CARES Act funding was used to create grant opportunities for libraries in Massachusetts to increase virtual programming in their communities. Libraries applied for grants to purchase recording equipment including cameras, microphones, and editing software; materials to create crafting and science kits that residents could pick up curbside; and to hire professionals to host events that were available to all Massachusetts residents through the MBLC’s Virtual Events Calendar.

In the Eighth Congressional District, libraries in Norwood, Quincy, and Wareham received a combined total of $9,442 in these grants.

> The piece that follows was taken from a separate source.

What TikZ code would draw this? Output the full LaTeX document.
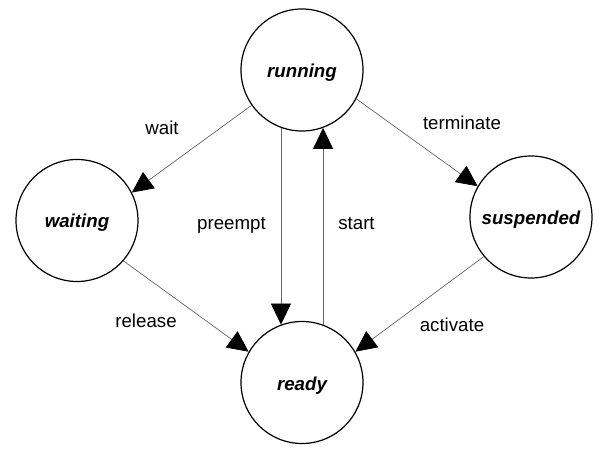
\documentclass[tikz,border=0pt]{standalone}
\usepackage{fontspec}
\setmainfont{Liberation Sans}
\usetikzlibrary{arrows.meta}

\tikzset{
  state/.style={circle, draw=black, line width=1.2bp, minimum size=122bp,
    inner sep=0pt, font=\fontsize{18.7bp}{22bp}\selectfont\bfseries\itshape,
    text height=15bp, text depth=0bp},
  trans/.style={draw=black!60, line width=0.7bp,
    -{Triangle[length=21bp, width=20bp, color=black]}},
  translabel/.style={anchor=base, inner sep=0pt,
    font=\fontsize{18.7bp}{22bp}\selectfont}
}

\begin{document}
\begin{tikzpicture}[x=1bp, y=-1bp]
  \useasboundingbox[fill=white] (0,0) rectangle (612,449);

  % process states
  \node[state] (running)   at (302,70)    {running};
  \node[state] (waiting)   at (77,220.5)  {waiting};
  \node[state] (suspended) at (531,217)   {suspended};
  \node[state] (ready)     at (302,382.5) {ready};

  % transitions
  \draw[trans] (running.215) -- (waiting.27);
  \draw[trans] (running.332) -- (suspended.150);
  \draw[trans] (running.250) -- (ready.110);
  \draw[trans] (ready.70)    -- (running.290);
  \draw[trans] (waiting.319) -- (ready.150);
  \draw[trans] (suspended.220) -- (ready.30);

  % transition labels
  \node[translabel] (lwait)      at (162,134.3)  {wait};
  \node[translabel] (lterminate) at (462,129.5)  {terminate};
  \node[translabel] (lpreempt)   at (231.5,229.5){preempt};
  \node[translabel] (lstart)     at (356.5,230)  {start};
  \node[translabel] (lrelease)   at (146,327.5)  {release};
  \node[translabel] (lactivate)  at (452,331)    {activate};
\end{tikzpicture}
\end{document}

Summer Distance Learning Grants

Libraries needed to adapt quickly to continue providing summer services that are expected by communities in a safe and accessible manner. To assist them, MBLC provided a total of $117,500 of CARES Act and LSTA funding to libraries that requested it to purchase summer reading tracking software Beanstack. This allowed summer reading to continue while children, teens, and adults were at home.

In addition, LSTA funding was used to support expanding the concept of summer learning in libraries beyond reading. In the Eighth Congressional District, the Scituate Town Library received a $1,070 Summer Learning grant.

LSTA Direct Grants to Libraries

Massachusetts uses LSTA funding to provide libraries with direct grants to meet the needs of their communities. There were 36 LSTA direct grants totaling $404,305 across the state in 2020.

Below are examples of direct grant funded projects in the Eighth Congressional District:

  • Serving Teens and Tweens - Canton Public Library

    The Canton Public Library has identified a need for tweens and teens that can best be addressed by expanding its services, programming, and materials to focus on issues related to mind, body, and world wellness. Having surveyed young people that are current library users and those that are not, the Library is aware of their feelings of overwhelming stress and anxiety. As an already trusted institution, teens and tweens know the Library is here to help. This project will focus on providing opportunities to improve the health and happiness of young patrons, as well as encourage more meaningful engagement among the regular young adults the Library serves every day.

  • Protecting Priority Collections Massachusetts Eye and Ear – Howe Library, Boston

    The Howe Library will improve preservation and access to the collections in the Abraham Pollen Archives by implementing the recommendations from a previous Preservation Needs Assessment. This will improve intellectual control and access to the recently rediscovered, internationally significant, and at-risk medical instrument collection. This project will help the Library provide a safer environment for the Archives and provide increased access to a truly unique special collection, supporting research and engagement from the entire Massachusetts Eye and Ear community, outside researchers, and the general public.